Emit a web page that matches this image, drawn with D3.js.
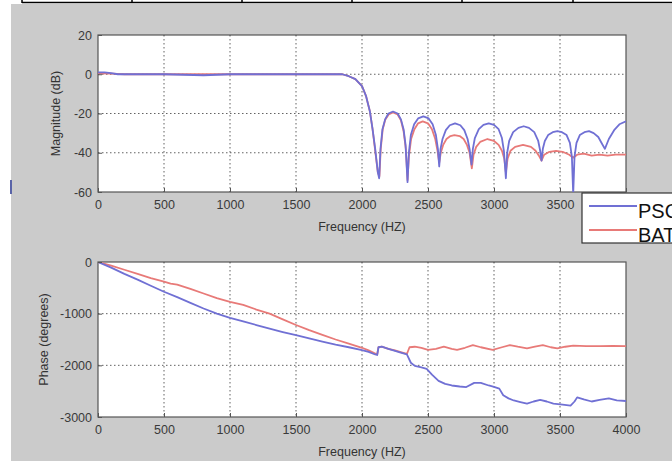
<!DOCTYPE html>
<html>
<head>
<meta charset="utf-8">
<script src="https://cdn.jsdelivr.net/npm/d3@7"></script>
<style>
  body { margin: 0; background: #fff; }
  svg { display: block; font-family: "Liberation Sans", Arial, sans-serif; }
  .tick text { fill: #3a3a3a; font-size: 12.5px; }
  .grid { stroke: #222; stroke-width: 1; stroke-dasharray: 1.5,2.5; opacity: 0.7; }
  .frame { fill: #fff; stroke: #555; stroke-width: 1.2; }
  .lbl { fill: #333; font-size: 12.5px; }
</style>
</head>
<body>
<div id="chart"></div>
<script>
// frequency ticks shared by both panels
var freqTicks = [0, 500, 1000, 1500, 2000, 2500, 3000, 3500, 4000];
var magTicks = [-60, -40, -20, 0, 20];
var phaseTicks = [-3000, -2000, -1000, 0];
var seriesNames = ["PSO", "BAT"];
var seriesColors = ["#7070d4", "#e87a78"];

// magnitude response [Hz, dB]
var magPSO = [[0,1],[50,1],[100,0.6],[150,0],[300,0],[500,0],[800,-0.5],[1000,0],[1200,0],[1500,0],
  [1700,0],[1850,0],[1900,-1],[1950,-2.5],[2000,-6],[2030,-11],[2060,-19],[2080,-28],[2100,-38],[2120,-50],
  [2130,-53],[2140,-38],[2155,-28],[2175,-23],[2200,-20],[2235,-19],[2270,-20],[2295,-23],[2315,-28],[2330,-36],
  [2345,-55],[2355,-40],[2370,-31],[2395,-25.5],[2425,-22.5],[2465,-21.5],[2505,-22.5],[2535,-25.5],[2560,-31],[2575,-38],
  [2585,-47],[2595,-38],[2610,-33],[2635,-28.5],[2665,-26],[2705,-25],[2745,-26],[2775,-28.5],[2800,-33],[2815,-38],
  [2830,-46],[2840,-38],[2855,-32.5],[2885,-28],[2920,-25.8],[2960,-25],[3000,-25.8],[3035,-28],[3060,-32.5],[3075,-39],
  [3090,-53],[3100,-40],[3115,-34],[3145,-29.5],[3185,-27.3],[3225,-26.5],[3265,-27.3],[3305,-29.5],[3335,-34],[3350,-39],
  [3360,-44],[3370,-38],[3385,-34],[3410,-31],[3445,-29.5],[3480,-29],[3515,-29.5],[3550,-31],[3575,-35],[3590,-42],
  [3600,-61],[3610,-42],[3625,-35],[3650,-31],[3685,-29.5],[3720,-29],[3755,-30],[3790,-32],[3815,-35],[3840,-38],
  [3870,-33],[3910,-28.5],[3950,-25.5],[4000,-24]];

var magBAT = [[0,0.5],[100,0.3],[200,0],[500,0],[900,0],[1200,0],[1500,0],[1850,0],[1900,-1],[1950,-2.5],
  [2000,-6],[2030,-11],[2060,-19],[2080,-28],[2100,-39],[2120,-50],[2132,-52],[2142,-38],[2157,-28],[2177,-23],
  [2202,-20.5],[2235,-19.5],[2270,-20.5],[2295,-23.5],[2315,-29],[2332,-38],[2345,-54],[2355,-42],[2372,-33],[2397,-28],
  [2425,-25],[2460,-24],[2500,-25],[2530,-28],[2555,-33],[2572,-39],[2585,-45],[2597,-40],[2615,-36],[2640,-33],
  [2670,-31.5],[2700,-31],[2740,-31.5],[2770,-33],[2795,-36],[2815,-40],[2832,-48],[2845,-41],[2865,-37],[2895,-34.5],
  [2950,-33],[3000,-34],[3035,-36],[3060,-39],[3078,-43],[3090,-50],[3103,-43],[3125,-39],[3160,-37],[3220,-36],
  [3280,-37],[3315,-39],[3340,-41.5],[3360,-44],[3380,-41],[3420,-39.5],[3470,-39],[3520,-39.5],[3570,-41],[3600,-42.5],
  [3630,-41],[3680,-40.5],[3740,-41.5],[3800,-41],[3860,-41.5],[3920,-41],[4000,-41]];

// phase response [Hz, degrees]
var phasePSO = [[0,0],[100,-110],[200,-230],[300,-340],[400,-460],[500,-575],[600,-680],[700,-790],[800,-900],[900,-1000],
  [1000,-1080],[1100,-1150],[1200,-1220],[1300,-1290],[1400,-1355],[1500,-1415],[1600,-1480],[1700,-1540],[1800,-1600],[1900,-1650],
  [2000,-1705],[2050,-1740],[2100,-1790],[2115,-1800],[2125,-1650],[2150,-1640],[2200,-1680],[2250,-1720],[2300,-1760],[2340,-1790],
  [2370,-1950],[2400,-2010],[2450,-2040],[2490,-2070],[2530,-2180],[2580,-2300],[2630,-2360],[2680,-2390],[2740,-2410],[2790,-2420],
  [2850,-2340],[2900,-2340],[2960,-2390],[3000,-2415],[3040,-2450],[3070,-2580],[3110,-2640],[3150,-2680],[3200,-2710],[3250,-2740],
  [3300,-2700],[3350,-2670],[3400,-2700],[3450,-2740],[3520,-2760],[3580,-2780],[3610,-2700],[3630,-2620],[3680,-2660],[3740,-2700],
  [3800,-2670],[3870,-2640],[3930,-2680],[4000,-2690]];

var phaseBAT = [[0,0],[100,-70],[200,-150],[300,-230],[400,-310],[500,-380],[550,-420],[600,-440],[700,-520],[800,-610],
  [900,-700],[1000,-770],[1100,-830],[1200,-920],[1300,-1000],[1400,-1110],[1500,-1220],[1600,-1320],[1700,-1410],[1800,-1500],
  [1900,-1580],[2000,-1660],[2050,-1710],[2100,-1770],[2115,-1790],[2125,-1650],[2150,-1640],[2200,-1680],[2250,-1710],[2300,-1750],
  [2340,-1780],[2360,-1650],[2400,-1640],[2450,-1660],[2500,-1700],[2560,-1680],[2620,-1640],[2680,-1680],[2720,-1700],[2780,-1660],
  [2840,-1610],[2900,-1650],[2990,-1700],[3060,-1650],[3120,-1610],[3180,-1640],[3250,-1670],[3310,-1640],[3370,-1610],[3430,-1650],
  [3480,-1670],[3540,-1640],[3600,-1620],[3700,-1630],[3800,-1630],[3900,-1625],[4000,-1630]];

var W = 672, H = 461;
var svg = d3.select("#chart").append("svg").attr("width", W).attr("height", H);

// figure background and the table border left over above it
svg.append("rect").attr("x", 11).attr("y", 4).attr("width", W - 11).attr("height", H - 4).style("fill", "#cbcbcb");
svg.append("line").attr("x1", 22).attr("x2", W).attr("y1", 2.5).attr("y2", 2.5)
  .style("stroke", "#000").style("stroke-width", 1.5);
[22, 132, 242, 352, 462, 573].forEach(function(x) {
  svg.append("line").attr("x1", x).attr("x2", x).attr("y1", 0).attr("y2", 3)
    .style("stroke", "#000").style("stroke-width", 1.5);
});
svg.append("rect").attr("x", 10).attr("y", 180).attr("width", 2).attr("height", 14).style("fill", "#5a64a8");

var x = d3.scaleLinear().domain([0, 4000]).range([98, 626]);
var fmt = function(d) { return String(d); };   // plain hyphen minus, like the original

function panel(id, yDomain, yTop, yBottom, yTicks, yLabel, yLabelX, series) {
  var y = d3.scaleLinear().domain(yDomain).range([yBottom, yTop]);
  var g = svg.append("g");

  g.append("rect").attr("class", "frame")
    .attr("x", x(0)).attr("y", yTop)
    .attr("width", x(4000) - x(0)).attr("height", yBottom - yTop);

  g.selectAll(".gx").data(freqTicks.slice(1, -1)).enter().append("line")
    .attr("class", "grid")
    .attr("x1", function(d) { return x(d); }).attr("x2", function(d) { return x(d); })
    .attr("y1", yTop).attr("y2", yBottom);
  g.selectAll(".gy").data(yTicks.slice(1, -1)).enter().append("line")
    .attr("class", "grid")
    .attr("x1", x(0)).attr("x2", x(4000))
    .attr("y1", function(d) { return y(d); }).attr("y2", function(d) { return y(d); });

  svg.append("clipPath").attr("id", id)
    .append("rect").attr("x", x(0)).attr("y", yTop)
    .attr("width", x(4000) - x(0)).attr("height", yBottom - yTop);

  var line = d3.line()
    .x(function(d) { return x(d[0]); })
    .y(function(d) { return y(d[1]); });

  // BAT first so the PSO line sits on top, as in the picture
  [1, 0].forEach(function(i) {
    g.append("path")
      .attr("clip-path", "url(#" + id + ")")
      .attr("d", line(series[i]))
      .style("fill", "none")
      .style("stroke", seriesColors[i])
      .style("stroke-width", 1.8)
      .style("stroke-linejoin", "round");
  });

  var xAxis = d3.axisBottom(x).tickValues(freqTicks).tickSize(-4).tickPadding(8).tickFormat(fmt);
  g.append("g").attr("transform", "translate(0," + yBottom + ")").call(xAxis)
    .call(function(a) { a.select(".domain").remove(); a.selectAll("line").style("stroke", "#555"); });
  var yAxis = d3.axisLeft(y).tickValues(yTicks).tickSize(-4).tickPadding(6).tickFormat(fmt);
  g.append("g").attr("transform", "translate(" + x(0) + ",0)").call(yAxis)
    .call(function(a) { a.select(".domain").remove(); a.selectAll("line").style("stroke", "#555"); });

  g.append("text").attr("class", "lbl")
    .attr("x", (x(0) + x(4000)) / 2).attr("y", yBottom + 39)
    .attr("text-anchor", "middle")
    .text("Frequency (HZ)");
  g.append("text").attr("class", "lbl")
    .attr("transform", "translate(" + yLabelX + "," + ((yTop + yBottom) / 2) + ") rotate(-90)")
    .attr("text-anchor", "middle")
    .text(yLabel);
}

panel("clipMag", [-60, 20], 35, 192, magTicks, "Magnitude (dB)", 60, [magPSO, magBAT]);
panel("clipPhase", [-3000, 0], 262, 417, phaseTicks, "Phase (degrees)", 48, [phasePSO, phaseBAT]);

// legend, pasted over the right side and cut off by the picture edge
var legend = svg.append("g");
legend.append("rect")
  .attr("x", 582).attr("y", 193).attr("width", 120).attr("height", 50)
  .style("fill", "#fff").style("stroke", "#333").style("stroke-width", 1.2);
seriesNames.forEach(function(name, i) {
  var ly = 206 + i * 24;
  legend.append("line")
    .attr("x1", 589).attr("x2", 637).attr("y1", ly).attr("y2", ly)
    .style("stroke", seriesColors[i]).style("stroke-width", 1.8);
  legend.append("text")
    .attr("x", 638).attr("y", ly + 12)
    .style("font-size", "20px").style("fill", "#111")
    .text(name);
});
</script>
</body>
</html>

--

### [Exercise directions]
Return the material line for line, from its beginning to the line that contains "[3870,-33],[3910,-28.5],[3950,-25.5],[4000,-24]];", with the pictures left out.

### [Complete response]
Emit a web page that matches this image, drawn with D3.js.
<!DOCTYPE html>
<html>
<head>
<meta charset="utf-8">
<script src="https://cdn.jsdelivr.net/npm/d3@7"></script>
<style>
  body { margin: 0; background: #fff; }
  svg { display: block; font-family: "Liberation Sans", Arial, sans-serif; }
  .tick text { fill: #3a3a3a; font-size: 12.5px; }
  .grid { stroke: #222; stroke-width: 1; stroke-dasharray: 1.5,2.5; opacity: 0.7; }
  .frame { fill: #fff; stroke: #555; stroke-width: 1.2; }
  .lbl { fill: #333; font-size: 12.5px; }
</style>
</head>
<body>
<div id="chart"></div>
<script>
// frequency ticks shared by both panels
var freqTicks = [0, 500, 1000, 1500, 2000, 2500, 3000, 3500, 4000];
var magTicks = [-60, -40, -20, 0, 20];
var phaseTicks = [-3000, -2000, -1000, 0];
var seriesNames = ["PSO", "BAT"];
var seriesColors = ["#7070d4", "#e87a78"];

// magnitude response [Hz, dB]
var magPSO = [[0,1],[50,1],[100,0.6],[150,0],[300,0],[500,0],[800,-0.5],[1000,0],[1200,0],[1500,0],
  [1700,0],[1850,0],[1900,-1],[1950,-2.5],[2000,-6],[2030,-11],[2060,-19],[2080,-28],[2100,-38],[2120,-50],
  [2130,-53],[2140,-38],[2155,-28],[2175,-23],[2200,-20],[2235,-19],[2270,-20],[2295,-23],[2315,-28],[2330,-36],
  [2345,-55],[2355,-40],[2370,-31],[2395,-25.5],[2425,-22.5],[2465,-21.5],[2505,-22.5],[2535,-25.5],[2560,-31],[2575,-38],
  [2585,-47],[2595,-38],[2610,-33],[2635,-28.5],[2665,-26],[2705,-25],[2745,-26],[2775,-28.5],[2800,-33],[2815,-38],
  [2830,-46],[2840,-38],[2855,-32.5],[2885,-28],[2920,-25.8],[2960,-25],[3000,-25.8],[3035,-28],[3060,-32.5],[3075,-39],
  [3090,-53],[3100,-40],[3115,-34],[3145,-29.5],[3185,-27.3],[3225,-26.5],[3265,-27.3],[3305,-29.5],[3335,-34],[3350,-39],
  [3360,-44],[3370,-38],[3385,-34],[3410,-31],[3445,-29.5],[3480,-29],[3515,-29.5],[3550,-31],[3575,-35],[3590,-42],
  [3600,-61],[3610,-42],[3625,-35],[3650,-31],[3685,-29.5],[3720,-29],[3755,-30],[3790,-32],[3815,-35],[3840,-38],
  [3870,-33],[3910,-28.5],[3950,-25.5],[4000,-24]];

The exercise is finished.